A comprehensive interactive chart of 3D printing technologies has been published.
Our friends at 3dpbm have developed a large chart containing a kind of tree-structure that one can explore to find vendors of various types of 3D printing technology. The chart includes 132 vendors across 38 different 3D printing processes within five different material types.
The chart focuses on Metals, Ceramics/Cement, Hydrogels/Bioinks, Polymers and Composites.
While I’m familiar with most 3D printer manufacturers, I found several on this chart that I’ve never heard of, and intend on investigating. It’s a large list, but is not quite comprehensive. The fused filament fabrication category, for example, includes 57 vendors, but in fact there are far more vendors in that category alone.
Prusa Research, for one, is absent, as are countless Asian companies that produce clone-like variants of machines on 3dpbm’s list. I’m okay with this constraint, as it would unnecessarily complicate the chart with companies that often are of fleeting existence. The companies listed seem to be those that might be considered for professional use in some way, rather than for more casual use.

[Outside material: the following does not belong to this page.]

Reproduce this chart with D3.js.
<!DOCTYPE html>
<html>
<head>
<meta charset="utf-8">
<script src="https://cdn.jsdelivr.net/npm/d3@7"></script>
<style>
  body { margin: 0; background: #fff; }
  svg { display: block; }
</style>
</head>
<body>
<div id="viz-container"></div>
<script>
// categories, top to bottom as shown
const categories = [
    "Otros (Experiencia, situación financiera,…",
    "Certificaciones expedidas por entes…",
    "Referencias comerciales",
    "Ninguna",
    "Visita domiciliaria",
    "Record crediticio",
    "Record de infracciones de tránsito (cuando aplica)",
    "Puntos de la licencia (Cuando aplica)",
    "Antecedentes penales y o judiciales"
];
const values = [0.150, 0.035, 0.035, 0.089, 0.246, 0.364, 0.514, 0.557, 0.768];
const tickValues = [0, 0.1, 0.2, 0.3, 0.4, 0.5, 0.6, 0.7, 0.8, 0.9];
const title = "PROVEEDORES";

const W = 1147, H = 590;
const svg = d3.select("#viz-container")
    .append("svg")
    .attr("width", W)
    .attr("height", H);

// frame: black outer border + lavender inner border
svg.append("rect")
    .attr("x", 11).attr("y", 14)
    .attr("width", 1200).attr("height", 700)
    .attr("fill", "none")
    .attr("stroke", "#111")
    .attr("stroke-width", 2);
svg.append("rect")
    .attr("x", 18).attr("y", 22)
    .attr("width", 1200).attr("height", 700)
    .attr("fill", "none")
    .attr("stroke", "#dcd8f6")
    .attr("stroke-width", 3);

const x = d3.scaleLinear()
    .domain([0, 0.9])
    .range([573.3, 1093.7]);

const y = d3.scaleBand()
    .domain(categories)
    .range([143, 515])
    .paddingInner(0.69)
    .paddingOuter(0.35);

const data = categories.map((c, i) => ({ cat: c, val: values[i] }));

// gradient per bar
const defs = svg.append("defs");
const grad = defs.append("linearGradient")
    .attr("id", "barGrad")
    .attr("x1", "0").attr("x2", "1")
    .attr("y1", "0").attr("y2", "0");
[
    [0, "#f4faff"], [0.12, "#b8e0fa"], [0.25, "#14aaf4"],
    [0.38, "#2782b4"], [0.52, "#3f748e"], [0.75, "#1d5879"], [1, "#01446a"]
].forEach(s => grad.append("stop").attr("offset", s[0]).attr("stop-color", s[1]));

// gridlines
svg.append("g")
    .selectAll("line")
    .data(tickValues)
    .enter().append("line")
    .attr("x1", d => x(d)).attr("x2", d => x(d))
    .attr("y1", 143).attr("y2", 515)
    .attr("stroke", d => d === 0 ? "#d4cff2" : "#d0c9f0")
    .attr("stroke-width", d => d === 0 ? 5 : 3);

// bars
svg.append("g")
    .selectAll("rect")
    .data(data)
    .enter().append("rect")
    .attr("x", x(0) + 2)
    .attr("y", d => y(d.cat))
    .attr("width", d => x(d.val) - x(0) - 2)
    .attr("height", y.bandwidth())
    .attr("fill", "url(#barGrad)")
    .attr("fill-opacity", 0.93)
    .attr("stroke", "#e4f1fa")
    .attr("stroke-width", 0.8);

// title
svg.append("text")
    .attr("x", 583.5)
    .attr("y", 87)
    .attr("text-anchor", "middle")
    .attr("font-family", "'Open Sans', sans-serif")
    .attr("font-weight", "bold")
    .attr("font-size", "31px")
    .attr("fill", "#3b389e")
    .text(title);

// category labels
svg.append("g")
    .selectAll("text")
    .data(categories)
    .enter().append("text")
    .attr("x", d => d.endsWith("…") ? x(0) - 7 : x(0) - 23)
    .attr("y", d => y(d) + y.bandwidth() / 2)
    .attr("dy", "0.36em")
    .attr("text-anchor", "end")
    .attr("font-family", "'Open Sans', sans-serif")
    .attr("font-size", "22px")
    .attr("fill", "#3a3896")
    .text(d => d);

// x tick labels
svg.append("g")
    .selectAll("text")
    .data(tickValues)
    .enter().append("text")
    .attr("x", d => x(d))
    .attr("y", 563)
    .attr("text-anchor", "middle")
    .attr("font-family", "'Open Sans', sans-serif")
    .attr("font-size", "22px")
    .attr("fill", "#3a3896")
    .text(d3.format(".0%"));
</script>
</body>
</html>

3dpbm is in a good position for producing this chart, as they track vendors in the space by offering an online directory. Their directory contains far more than just the 3D printer manufacturers, and includes resellers, material vendors and media, like our own publication.
From this directory they’ve no doubt mined the information for this useful chart.
Publishing charts of this type is a bit of an obligation, however, as things tend to change over time. New processes for 3D printing are constantly being developed, as we seem to report at least one per month over the past few years. As each new method becomes commercialized, they should appear in the chart.
The most amazing thing about this chart is the scale. If we were to wind back the clock a couple of decades, this chart would be nearly empty, holding only a small handful of vendors in perhaps three different material processes. Now we see a chart filled with over a hundred vendors.
Over those intervening years processes were invented and commercialized, leading to the creation of all these companies and many more. Among them, they employ tens of thousands of highly skilled individuals, people whose professional fate would be unknown if 3D printing had not emerged in the 1980s.
Going forward, I predict charts of this type will become increasingly complex as more companies, processes and even material types will gradually be added over a period of many years.
This chart is not the end state. It is a middle state diagram, where there is much left to do.